Roads to a lot of unpleasant places are paved with good intentions.

No one could successfully argue that the men who wrote the Constitution intended that the federal government should have the power to tell a business which customers the business could or could not serve. Therefore, that portion of the Civil Rights Act was clearly in violation of the Constitution. Congress violating the law does is not "good to all Americans."

Mark Bahner writes:

"I completely agree with Jameson. "Otherwise, slavery wasn't so bad..." Did we forget about taking their kids from them?"

That violates the kids' (and the parents') freedom of association. The kids want to be with their parents, and the parents want to be with their kids. It *is* entirely a matter of freedom of association.

"What he said was wrong and stupid and it is not unfair of his critics to think he was minimizing the evils of slavery. Because, in my view, he was."

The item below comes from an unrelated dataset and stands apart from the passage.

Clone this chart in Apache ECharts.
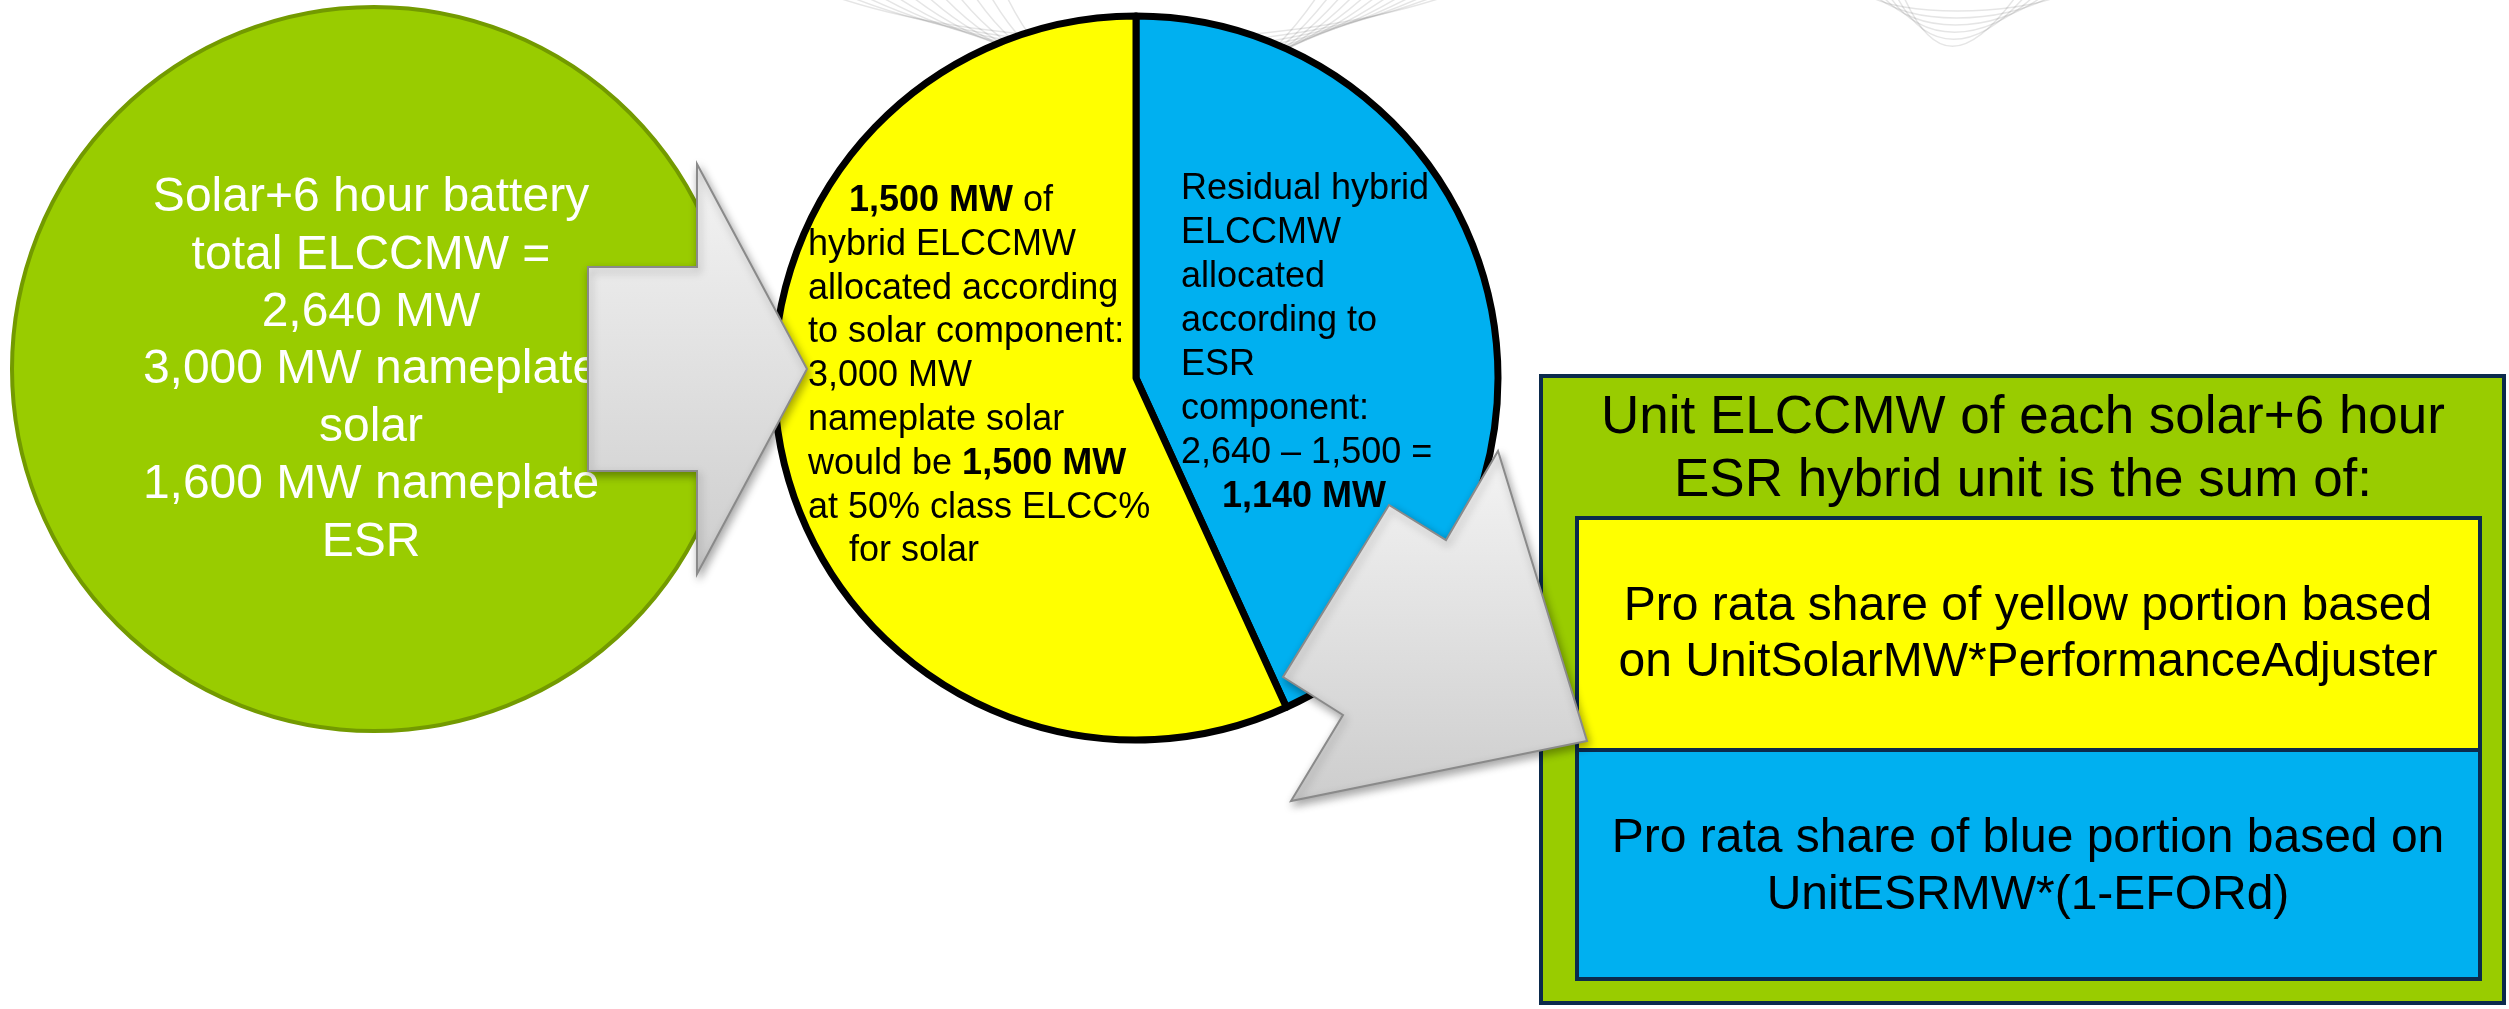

No, he wasn't. I just got to see "12 Years a Slave" this past weekend. The only problem that Solomon Northup suffered was that he was forced to associate with people with whom he did not wish to associate (e.g. Edwin Epps), and prohibited from associating with people with whom he did wish to associate (e.g., his family back in New York).

Mark Bahner writes:
Owners do not have absolute rights over their property, even their personal dwelling, What ownership consists in, the bundle of ownership rights, is always defined through the State formally or the community informally.

The appropriate question is, "Does anything in the Constitution give the federal government the power to compel an owner of a business to serve a customer that the business owner does not wish to serve?"

The answer is clearly "no." I invite anyone to come up with any historical evidence that the men who wrote the Constitution intended that to be a power of the federal government. I'm sure that, to a man, they'd say, "B-gah???!"